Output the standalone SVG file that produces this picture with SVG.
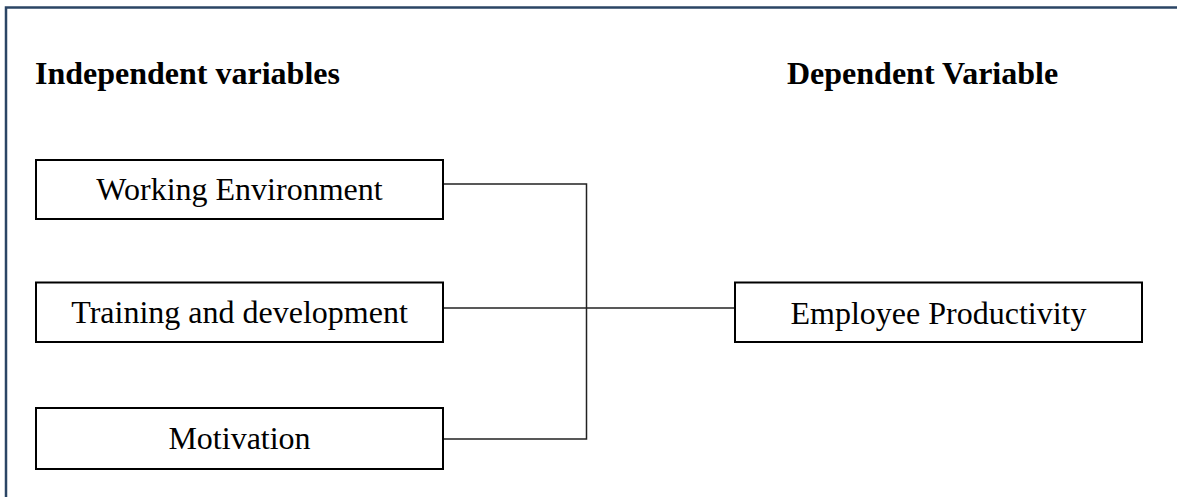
<svg xmlns="http://www.w3.org/2000/svg" width="1177" height="497" viewBox="0 0 1177 497">
<style>
.box{fill:#fff;stroke:#000;stroke-width:2}
.lbl{font-family:"Liberation Serif","Times New Roman",serif;font-size:32px;fill:#000;text-anchor:middle}
.hdr{font-family:"Liberation Serif","Times New Roman",serif;font-size:32px;font-weight:bold;fill:#000}
.con{fill:none;stroke:#222;stroke-width:1.5}
</style>
<rect x="0" y="0" width="1177" height="497" fill="#fff"/>
<rect x="6" y="7.5" width="1200" height="520" fill="none" stroke="#2b4565" stroke-width="2.5"/>
<text class="hdr" x="35" y="84">Independent variables</text>
<text class="hdr" x="787" y="84">Dependent Variable</text>
<g id="connectors">
<polyline class="con" points="443,184 586.5,184 586.5,439 443,439"/>
<line class="con" x1="443" y1="308" x2="735" y2="308"/>
</g>
<g id="working-environment">
<rect class="box" x="36" y="160" width="407" height="59"/>
<text class="lbl" x="239.5" y="200">Working Environment</text>
</g>
<g id="training-development">
<rect class="box" x="36" y="282.5" width="407" height="59.5"/>
<text class="lbl" x="239.5" y="323">Training and development</text>
</g>
<g id="motivation">
<rect class="box" x="36" y="408" width="407" height="61"/>
<text class="lbl" x="239.5" y="449">Motivation</text>
</g>
<g id="employee-productivity">
<rect class="box" x="735" y="282.5" width="407" height="59.5"/>
<text class="lbl" x="938.5" y="324">Employee Productivity</text>
</g>
</svg>
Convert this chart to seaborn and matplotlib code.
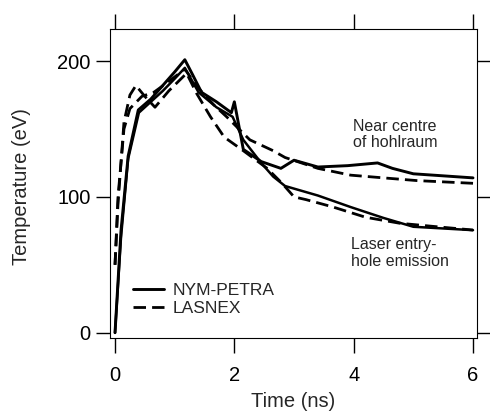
import seaborn as sns
import matplotlib
matplotlib.use("Agg")
import matplotlib.pyplot as plt

# NYM-PETRA, near centre of hohlraum
t_nym_centre = [0, 0.1, 0.22, 0.39, 0.6, 0.8, 1.0, 1.17, 1.3, 1.45, 1.7, 1.95, 2.0, 2.15, 2.45, 2.78, 3.0, 3.4, 3.9, 4.4, 4.65, 5.0, 6.0]
T_nym_centre = [0, 75, 130, 164, 172, 182, 192, 201, 190, 177, 170, 162, 170, 135, 126, 121, 127, 122, 123, 125, 121, 117, 114]

# NYM-PETRA, laser entry-hole emission
t_nym_hole = [0, 0.1, 0.22, 0.4, 0.6, 0.8, 1.0, 1.17, 1.4, 1.7, 1.97, 2.15, 2.45, 2.65, 2.85, 3.4, 3.95, 4.5, 5.0, 6.0]
T_nym_hole = [0, 70, 128, 162, 170, 178, 187, 195, 177, 166, 159, 142, 125, 115, 108, 101, 92.5, 84.5, 78, 75.5]

# LASNEX, near centre of hohlraum
t_las_centre = [0, 0.05, 0.15, 0.25, 0.45, 0.65, 0.87, 1.05, 1.17, 1.4, 1.65, 1.87, 2.26, 2.65, 2.85, 3.4, 3.95, 4.5, 5.06, 6.0]
T_las_centre = [50, 100, 150, 165, 174, 177, 184, 190, 194, 180, 168, 159, 142, 134, 129, 121, 116, 114, 112, 110]

# LASNEX, laser entry-hole emission
t_las_hole = [0, 0.05, 0.15, 0.25, 0.35, 0.5, 0.67, 0.9, 1.2, 1.37, 1.6, 1.83, 2.15, 2.55, 2.8, 3.0, 3.2, 3.65, 4.2, 4.77, 5.4, 6.0]
T_las_hole = [50, 95, 155, 175, 182, 174, 166, 178, 191, 176, 159, 144, 134, 121, 110, 100, 98, 92.6, 85, 80.6, 78, 75.6]

x_ticks = [0, 2, 4, 6]
y_ticks = [0, 100, 200]

sns.set_style("ticks")
plt.rcParams['font.family'] = ['Liberation Sans', 'DejaVu Sans']

fig = plt.figure(figsize=(4.9, 4.11), dpi=100)
ax = fig.add_axes([0.2245, 0.1776, 0.749, 0.7518])

dash = (4.5, 2.2)
sns.lineplot(x=t_nym_centre, y=T_nym_centre, ax=ax, color='black', lw=2.1, label='NYM-PETRA', sort=False)
sns.lineplot(x=t_nym_hole, y=T_nym_hole, ax=ax, color='black', lw=1.8, sort=False)
sns.lineplot(x=t_las_centre, y=T_las_centre, ax=ax, color='black', lw=2.0, sort=False,
             linestyle=(0, dash), label='LASNEX')
sns.lineplot(x=t_las_hole, y=T_las_hole, ax=ax, color='black', lw=2.0, sort=False,
             linestyle=(0, dash))

ax.set_xlim(-0.084, 6.067)
ax.set_ylim(-3.9, 223.6)
ax.set_xticks(x_ticks)
ax.set_yticks(y_ticks)
ax.tick_params(direction='out', top=True, right=True, width=1.0,
               labelsize=14.5, colors='black')
ax.tick_params(axis='x', length=11, pad=9)
ax.tick_params(axis='y', length=10, pad=4)
for s in ax.spines.values():
    s.set_linewidth(0.8)
    s.set_color('black')

ax.set_xlabel('Time (ns)', fontsize=14.5)
ax.set_ylabel('Temperature (eV)', fontsize=14.5)
ax.xaxis.label.set_va('center')
ax.yaxis.label.set_va('center')
ax.xaxis.set_label_coords(0.5, -0.205)
ax.yaxis.set_label_coords(-0.24, 0.49)

ax.text(3.99, 146, 'Near centre\nof hohlraum', fontsize=11.5, ha='left', va='center', linespacing=1.15)
ax.text(3.96, 58.7, 'Laser entry-\nhole emission', fontsize=11.5, ha='left', va='center', linespacing=1.15)

ax.legend(loc='center left', bbox_to_anchor=(0.063, 0.125), frameon=False, fontsize=12.5,
          handlelength=1.75, handletextpad=0.55, labelspacing=0.12,
          borderpad=0, borderaxespad=0)

plt.savefig('out.png', dpi=100)
plt.close()
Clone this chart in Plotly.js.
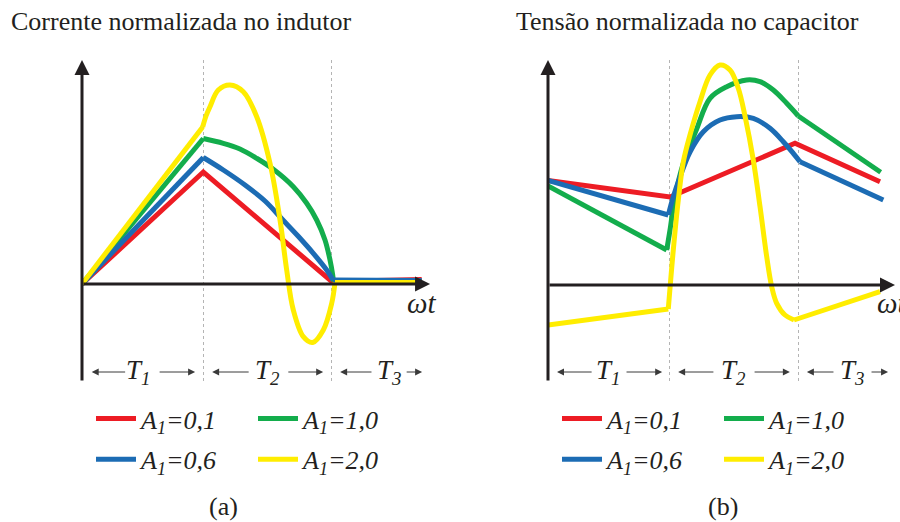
<!DOCTYPE html>
<html><head><meta charset="utf-8">
<script src="https://cdn.plot.ly/plotly-3.0.1.min.js"></script>
<style>html,body{margin:0;padding:0;background:#fff}#chart{width:900px;height:522px}</style>
</head><body>
<div id="chart"></div>
<script>
// ---------- series names / colours ----------
const seriesNames = ['<i>A<sub>1</sub>=0,1</i>', '<i>A<sub>1</sub>=0,6</i>', '<i>A<sub>1</sub>=1,0</i>', '<i>A<sub>1</sub>=2,0</i>'];
const seriesColors = ['#ED1C24', '#1C6CB4', '#13AD4C', '#FFED00'];

// interval boundaries (ωt) and labels
const boundsA = [3.5, 7.2];
const boundsB = [3.49, 7.23];
const intervalLabels = ['<i>T<sub>1</sub></i>', '<i>T<sub>2</sub></i>', '<i>T<sub>3</sub></i>'];
const labelXA = [1.62, 5.35, 8.87];
const labelXB = [1.73, 5.36, 8.76];
// arrow pairs [tail, head] for each interval label
const arrowsA = [[1.29, 0.28], [2.20, 3.27], [4.86, 3.76], [5.92, 6.97], [8.41, 7.46], [9.34, 9.83]];
const arrowsB = [[1.30, 0.26], [2.22, 3.29], [4.81, 3.75], [5.91, 6.97], [8.27, 7.46], [9.28, 9.80]];

// ---------- panel (a): normalised inductor current ----------
const aX_01 = [0, 3.506, 7.217, 9.818];
const aY_01 = [0, 1.12, 0.025, 0.045];
const aX_06 = [0, 3.506, null, 7.254, 9.818];
const aY_06 = [0, 1.265, null, 0.04, 0.035];
const aX_06c = [3.506, 4.084, 4.711, 5.289, 5.780, 6.243, 6.685, 7.072, 7.254];
const aY_06c = [1.265, 1.14, 0.99, 0.83, 0.65, 0.48, 0.307, 0.14, 0.04];
const aX_10 = [0, 3.506, null, 7.269, 9.818];
const aY_10 = [0, 1.455, null, 0.025, 0.025];
const aX_10c = [3.506, 4.084, 4.566, 5.049, 5.520, 6.108, 6.494, 6.783, 7.023, 7.168, 7.246, 7.269];
const aY_10c = [1.455, 1.407, 1.35, 1.257, 1.15, 0.973, 0.807, 0.64, 0.44, 0.24, 0.09, 0.025];
const aX_20 = [0, 3.488, null, 7.312, 9.818];
const aY_20 = [0, 1.57, null, 0.015, 0.015];
const aX_20c = [3.488, 3.584, 3.699, 3.939, 4.277, 4.662, 5.049, 5.434, 5.723, 5.916, 6.107, 6.396, 6.668, 6.974, 7.217, 7.312];
const aY_20c = [1.57, 1.68, 1.773, 1.94, 1.99, 1.923, 1.673, 1.207, 0.64, 0.14, -0.26, -0.527, -0.585, -0.46, -0.193, 0.015];

// ---------- panel (b): normalised capacitor voltage ----------
const bX_01 = [0, 3.516, 7.118, 9.568];
const bY_01 = [1.045, 0.88, 1.417, 1.033];
const bX_06 = [0, 3.467, null, 7.262, 9.663];
const bY_06 = [1.045, 0.70, null, 1.233, 0.85];
const bX_06c = [3.467, 3.611, 3.804, 4.092, 4.476, 4.957, 5.438, 5.916, 6.398, 6.781, 7.069, 7.262];
const bY_06c = [0.70, 0.883, 1.08, 1.33, 1.533, 1.65, 1.683, 1.667, 1.567, 1.433, 1.317, 1.233];
const bX_10 = [0, 3.421, null, 7.213, 9.588];
const bY_10 = [0.99, 0.35, null, 1.69, 1.127];
const bX_10c = [3.421, 3.516, 3.660, 3.899, 4.285, 4.669, 5.150, 5.726, 6.110, 6.493, 6.879, 7.213];
const bY_10c = [0.35, 0.55, 0.88, 1.217, 1.56, 1.867, 1.983, 2.05, 2.033, 1.95, 1.817, 1.69];
const bX_20 = [0, 3.467, null, 7.089, 9.568];
const bY_20 = [-0.40, -0.24, null, -0.35, -0.067];
const bX_20c = [3.467, 3.611, 3.755, 3.899, 4.092, 4.380, 4.669, 4.957, 5.245, 5.484, 5.677, 5.916, 6.110, 6.303, 6.447, 6.591, 6.830, 7.089];
const bY_20c = [-0.24, 0.35, 0.85, 1.23, 1.50, 1.833, 2.10, 2.20, 2.15, 1.967, 1.69, 1.25, 0.783, 0.283, -0.017, -0.183, -0.30, -0.35];

const SERIF = 'Liberation Serif';
const INK = '#231F20';

const panelA = [[aX_01, aY_01, null, null], [aX_06, aY_06, aX_06c, aY_06c], [aX_10, aY_10, aX_10c, aY_10c], [aX_20, aY_20, aX_20c, aY_20c]];
const panelB = [[bX_01, bY_01, null, null], [bX_06, bY_06, bX_06c, bY_06c], [bX_10, bY_10, bX_10c, bY_10c], [bX_20, bY_20, bX_20c, bY_20c]];
const drawOrder = [0, 2, 1, 3];
const legendCol = [0, 0, 1, 1];
const legendRank = [1, 2, 1, 2];

const traces = [];
[[panelA, 'x', 'y', ['legend', 'legend2']], [panelB, 'x2', 'y2', ['legend3', 'legend4']]].forEach(([panel, xa, ya, legs], p) => {
  drawOrder.forEach(i => {
    const s = panel[i];
    const common = {type: 'scatter', mode: 'lines', xaxis: xa, yaxis: ya, name: seriesNames[i],
      cliponaxis: false, legend: legs[legendCol[i]], legendrank: legendRank[i],
      legendgroup: 'g' + p + '_' + i, hoverinfo: 'skip'};
    traces.push(Object.assign({}, common, {x: s[0], y: s[1], connectgaps: false,
      line: {color: seriesColors[i], width: 5, shape: 'linear'}, showlegend: true}));
    if (s[2]) {
      traces.push(Object.assign({}, common, {x: s[2], y: s[3],
        line: {color: seriesColors[i], width: 5, shape: 'spline', smoothing: 1}, showlegend: false}));
    }
  });
});

const annotations = [];
function axisArrows(xa, ya, yBottom, yTop, xTip) {
  annotations.push({xref: xa, yref: ya, axref: xa, ayref: ya, x: 0, y: yTop, ax: 0, ay: yBottom,
    text: '', showarrow: true, arrowhead: 2, arrowsize: 1, arrowwidth: 3, arrowcolor: INK, standoff: 0, startstandoff: 0});
  annotations.push({xref: xa, yref: ya, axref: xa, ayref: ya, x: xTip, y: 0, ax: 0, ay: 0,
    text: '', showarrow: true, arrowhead: 2, arrowsize: 1, arrowwidth: 3, arrowcolor: INK, standoff: 0, startstandoff: 0});
}
function intervalMarks(xa, ya, labelX, arrows, yLev) {
  labelX.forEach((lx, k) => {
    annotations.push({xref: xa, yref: ya, x: lx, y: yLev, text: intervalLabels[k], showarrow: false,
      font: {family: SERIF, size: 27, color: INK}, xanchor: 'center', yanchor: 'middle'});
  });
  arrows.forEach(([tail, head]) => {
    annotations.push({xref: xa, yref: ya, axref: xa, ayref: ya, x: head, y: yLev, ax: tail, ay: yLev,
      text: '', showarrow: true, arrowhead: 2, arrowsize: 1.4, arrowwidth: 1, arrowcolor: '#3a3a3a', standoff: 0, startstandoff: 0});
  });
}
axisArrows('x', 'y', -0.98, 2.24, 10.06);
axisArrows('x2', 'y2', -0.97, 2.25, 10.0);
intervalMarks('x', 'y', labelXA, arrowsA, -0.88);
intervalMarks('x2', 'y2', labelXB, arrowsB, -0.87);

annotations.push({xref: 'paper', yref: 'paper', x: 9 / 900, y: 1 - 21 / 522, xanchor: 'left', yanchor: 'middle',
  text: 'Corrente normalizada no indutor', showarrow: false, font: {family: SERIF, size: 26, color: INK}});
annotations.push({xref: 'paper', yref: 'paper', x: 687 / 900, y: 1 - 21 / 522, xanchor: 'center', yanchor: 'middle',
  text: 'Tensão normalizada no capacitor', showarrow: false, font: {family: SERIF, size: 26, color: INK}});
annotations.push({xref: 'x', yref: 'y', x: 9.8, y: -0.19, xanchor: 'center', yanchor: 'middle',
  text: '<i>ωt</i>', showarrow: false, font: {family: SERIF, size: 29, color: INK}});
annotations.push({xref: 'x2', yref: 'y2', x: 9.42, y: -0.18, xanchor: 'left', yanchor: 'middle',
  text: '<i>ωt</i>', showarrow: false, font: {family: SERIF, size: 29, color: INK}});
annotations.push({xref: 'paper', yref: 'paper', x: 223 / 900, y: 1 - 506 / 522, xanchor: 'center', yanchor: 'middle',
  text: '(a)', showarrow: false, font: {family: SERIF, size: 26, color: INK}});
annotations.push({xref: 'paper', yref: 'paper', x: 723 / 900, y: 1 - 506 / 522, xanchor: 'center', yanchor: 'middle',
  text: '(b)', showarrow: false, font: {family: SERIF, size: 26, color: INK}});

const yDomain = [1 - 382 / 522, 1 - 60 / 522];
function xAxisCfg(domain, bounds, anchor) {
  return {domain: domain, range: [0, 10], anchor: anchor, tickmode: 'array', tickvals: bounds,
    showticklabels: false, ticks: '', showgrid: true, gridcolor: '#b4b4b4', gridwidth: 1, griddash: 'dot',
    zeroline: false, showline: false, fixedrange: true};
}
function yAxisCfg(range, anchor) {
  return {domain: yDomain, range: range, anchor: anchor, showgrid: false, zeroline: false, showline: false,
    showticklabels: false, ticks: '', fixedrange: true};
}
function legendCfg(xpx) {
  return {x: xpx / 900, y: 1 - 395 / 522, xanchor: 'left', yanchor: 'top', orientation: 'v',
    bgcolor: 'rgba(0,0,0,0)', borderwidth: 0, tracegroupgap: 4, itemwidth: 40, itemclick: false, itemdoubleclick: false,
    font: {family: SERIF, size: 26, color: INK}};
}

const layout = {
  width: 900, height: 522,
  margin: {l: 0, r: 0, t: 0, b: 0},
  paper_bgcolor: '#ffffff', plot_bgcolor: 'rgba(0,0,0,0)',
  showlegend: true,
  xaxis: xAxisCfg([82 / 900, 428 / 900], boundsA, 'y'),
  yaxis: yAxisCfg([-0.98, 2.24], 'x'),
  xaxis2: xAxisCfg([548 / 900, 895 / 900], boundsB, 'y2'),
  yaxis2: yAxisCfg([-0.97, 2.25], 'x2'),
  legend: legendCfg(91),
  legend2: legendCfg(253),
  legend3: legendCfg(557),
  legend4: legendCfg(719),
  annotations: annotations
};

Plotly.newPlot('chart', traces, layout, {staticPlot: true});
</script>
</body></html>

+ + + +

> _Written task_
Exactly the lines starting at the line containing "Clone this chart in Plotly.js." and ending at the line containing "7.46], [9.28, 9.80]];" should be transcribed, both included; omit the pictures.

> _Full output_
Clone this chart in Plotly.js.
<!DOCTYPE html>
<html><head><meta charset="utf-8">
<script src="https://cdn.plot.ly/plotly-3.0.1.min.js"></script>
<style>html,body{margin:0;padding:0;background:#fff}#chart{width:900px;height:522px}</style>
</head><body>
<div id="chart"></div>
<script>
// ---------- series names / colours ----------
const seriesNames = ['<i>A<sub>1</sub>=0,1</i>', '<i>A<sub>1</sub>=0,6</i>', '<i>A<sub>1</sub>=1,0</i>', '<i>A<sub>1</sub>=2,0</i>'];
const seriesColors = ['#ED1C24', '#1C6CB4', '#13AD4C', '#FFED00'];

// interval boundaries (ωt) and labels
const boundsA = [3.5, 7.2];
const boundsB = [3.49, 7.23];
const intervalLabels = ['<i>T<sub>1</sub></i>', '<i>T<sub>2</sub></i>', '<i>T<sub>3</sub></i>'];
const labelXA = [1.62, 5.35, 8.87];
const labelXB = [1.73, 5.36, 8.76];
// arrow pairs [tail, head] for each interval label
const arrowsA = [[1.29, 0.28], [2.20, 3.27], [4.86, 3.76], [5.92, 6.97], [8.41, 7.46], [9.34, 9.83]];
const arrowsB = [[1.30, 0.26], [2.22, 3.29], [4.81, 3.75], [5.91, 6.97], [8.27, 7.46], [9.28, 9.80]];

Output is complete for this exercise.